Dans le fond, au-delà de son intrigue addictive ponctuée de rebondissements et au suspense maîtrisé, le point fort de You est son approche des réseaux sociaux. Pour Joe, ces derniers sont un levier, un moyen d’avoir l’avantage sur sa proie et de la manipuler. Pour Beck et les autres personnages, ils représentent un moyen de construire de A à Z une nouvelle identité, un second soi.
Sur Instagram, Beck est tout sourire face à son latte Starbucks ou en soirée avec des copines. En vérité, ces filtres numériques cachent ses névroses, ses complexes et son cruel manque de confiance en elle. Pour beaucoup, les réseaux sociaux sont un exutoire, une sorte de thérapie personnalisée. You partage ici un point de vue plus pessimiste, présentant ces mêmes interfaces sociales comme l’annihilation de toute vie privée et, par conséquent, la mise en danger de sa personne.

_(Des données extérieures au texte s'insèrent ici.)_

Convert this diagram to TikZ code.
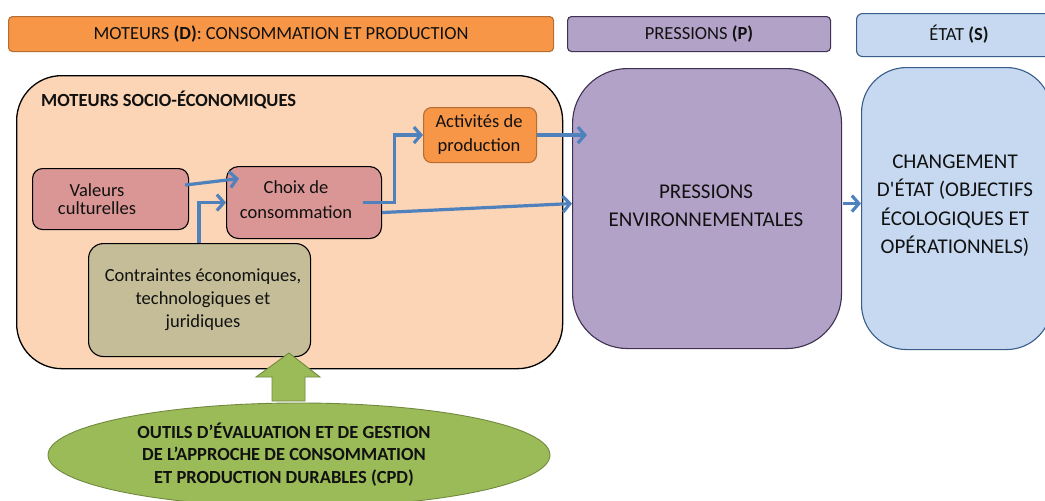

Après avoir maté la première saison de You, il est évident que la série est la vie de Joe, et le restera au moins jusqu’à la saison 2, déjà commandée. Pourtant, on ne peut s’empêcher de se dire qu’on a surtout assisté à l’histoire de Beck, une jeune femme avec ses qualités et ses défauts, victime non seulement d’un harceleur mais aussi de la pression sociale de son entourage. Tout au long de la série, elle souffre de la perception de ses proches, Joe comme Peach ou encore son père, qui ne cessent de la fantasmer, de la voir telles qu’ils la veulent et non pour ce qu’elle est. Sa trajectoire, tragique, nous évoque celle d’une figure shakespearienne. Qu’on regarde You selon le prisme de Joe ou de Beck, comme un divertissement ou comme un avertissement, la série mérite amplement d’être regardée.
You vient d’achever sa diffusion sur Lifetime aux US et débarquera le 26 décembre sur Netflix en France.